Markets have remained flat during the last one year, whereas earnings have grown at single digit. That makes the market relatively better poised in terms of valuations as compared to where they were about a year back. At the same time as compared to other global markets, India has significantly underperformed over the last one year resulting in India’s valuation premium correcting meaningfully. Having said that though, absolute valuations are still not cheap, the outlook on earnings growth seems to be improving. We believe with accommodative fiscal and monetary policies, continued positive view on capex, improving outlook for demand recovery, markets are well poised to deliver on earnings growth.

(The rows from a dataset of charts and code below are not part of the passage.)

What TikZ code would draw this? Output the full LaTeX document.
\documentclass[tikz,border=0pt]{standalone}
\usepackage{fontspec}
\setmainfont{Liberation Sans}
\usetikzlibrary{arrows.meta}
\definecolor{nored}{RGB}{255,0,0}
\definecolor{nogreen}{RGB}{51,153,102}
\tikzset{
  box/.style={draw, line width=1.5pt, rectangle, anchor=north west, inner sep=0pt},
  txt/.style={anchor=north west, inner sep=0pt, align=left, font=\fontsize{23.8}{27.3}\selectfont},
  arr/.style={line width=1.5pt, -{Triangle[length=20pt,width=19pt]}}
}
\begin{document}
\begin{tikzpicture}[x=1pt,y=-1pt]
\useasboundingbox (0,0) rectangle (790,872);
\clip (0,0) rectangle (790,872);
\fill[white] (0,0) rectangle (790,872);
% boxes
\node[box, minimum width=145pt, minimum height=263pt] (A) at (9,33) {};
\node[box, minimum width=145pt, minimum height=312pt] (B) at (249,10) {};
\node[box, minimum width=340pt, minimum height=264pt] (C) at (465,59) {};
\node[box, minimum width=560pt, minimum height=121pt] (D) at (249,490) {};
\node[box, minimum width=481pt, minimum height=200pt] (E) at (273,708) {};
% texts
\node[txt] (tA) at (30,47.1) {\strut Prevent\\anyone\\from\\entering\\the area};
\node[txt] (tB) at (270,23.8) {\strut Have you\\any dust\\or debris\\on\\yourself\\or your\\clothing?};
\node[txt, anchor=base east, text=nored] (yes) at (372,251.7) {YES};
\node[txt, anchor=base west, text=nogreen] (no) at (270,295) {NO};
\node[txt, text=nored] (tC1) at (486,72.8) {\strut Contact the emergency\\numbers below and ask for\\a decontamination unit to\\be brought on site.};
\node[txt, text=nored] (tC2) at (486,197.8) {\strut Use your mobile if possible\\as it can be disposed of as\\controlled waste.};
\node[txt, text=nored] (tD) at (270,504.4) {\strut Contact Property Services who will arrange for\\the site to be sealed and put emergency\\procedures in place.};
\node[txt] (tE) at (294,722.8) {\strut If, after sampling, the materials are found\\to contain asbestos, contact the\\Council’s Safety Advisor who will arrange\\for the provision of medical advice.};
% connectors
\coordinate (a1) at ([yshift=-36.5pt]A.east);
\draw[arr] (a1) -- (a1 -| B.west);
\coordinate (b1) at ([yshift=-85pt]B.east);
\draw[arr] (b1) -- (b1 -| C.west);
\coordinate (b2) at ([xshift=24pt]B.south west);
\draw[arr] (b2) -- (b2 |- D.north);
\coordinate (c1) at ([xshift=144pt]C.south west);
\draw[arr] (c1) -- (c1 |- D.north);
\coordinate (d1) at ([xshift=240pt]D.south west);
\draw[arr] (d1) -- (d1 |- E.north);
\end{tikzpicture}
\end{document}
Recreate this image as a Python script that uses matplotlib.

The fund follows a GARP (Growth at Reasonable Price) philosophy. How are you defining “reasonable” in this market? The valuations have moderated from last year’s peak and now the Street is expecting earnings growth to revive in next 1-2 quarters.

Valuation is a construct that gets influenced by a number of factors that include outlook on growth, interest rates, overall macro stability and earnings growth in the foreseeable future. For benchmark driven investors like us, it is important to be cognizant of factors that can drive valuations for its index constituents. Having said that, being a bottom up investor, all our positions are reflective of relative risk reward within our investment universe. There is no single metric to evaluate relative attractiveness of one over another. However, on a broad basis longevity of earnings, corporate governance, capital efficiency and valuations are some of the metrics we use to pick one over another. Some of them may be businesses that appear expensive in the near term, however, the size of opportunity and their ability to maintain earnings growth at a reasonable rate over the long term make them attractive. In some other instances, it may be that the businesses are facing temporary headwinds or are in a cyclical industry where the valuations at which they are available where they are in the cycle become important deciding factors.

You’ve maintained overweight positions in financials and consumer-facing sectors. What’s the underlying conviction behind these allocations, and are there any early signs of rotation you’re watching?

Our OW stance on financials is on account of our exposure to lenders as well as other beneficiaries of financialization of savings like Insurance companies, asset management companies etc.

On the lending side, most of our exposure is to well capitalized lenders where asset quality is largely expected to hold, Return on Asset/ Return on Equity remains healthy and valuations are reasonable in the context of the overall market.

We believe companies in consumer discretionary categories will benefit from near term drivers like expected bottoming out of demand and longer term drivers like favourable demographics, growth in per capita income and trend on premiumization playing out.

With India’s manufacturing and capex cycle gaining momentum, how are you positioning for potential beneficiaries within mid-caps?

We have exposure to companies that are likely to benefit from India’s focus on manufacturing revival and pick up in capex momentum across multiple sectors. Accordingly, our exposure to companies in sectors like defence, power utilities, equipment manufacturers, EMS and other engineering products makes our portfolio well positioned across multiple profit pools to gain from these trends playing out.

Looking ahead, what’s your market outlook from this Diwali to the next — are we in for sector rotation, a leadership change, or an earnings-led melt-up?

After 13 months of consolidation, the risk reward is much better. Earnings are likely to sharply recover from 2HFY26 onwards driven by recent fiscal and monetary stimulus. Earnings recovery is likely to become broad based which bodes well for the broader market. Consumption is likely to lead to an earnings recovery. Investors with reasonable return expectations may not be disappointed.

If you have to start afresh for Samvat 2082, how would you go about allocating Rs 10 lakh to equities, gold, silver and debt?

Considering the improving outlook for earnings growth, moderated valuations and relative underperformance of Indian equities as compared to most of global markets, Equities will get substantially higher allocation. I will keep some exposure to gold and silver as a hedge against the risk of any large dislocation in global financial markets and currency devaluations. Debt exposure would be largely for liquidity purposes and be minimal.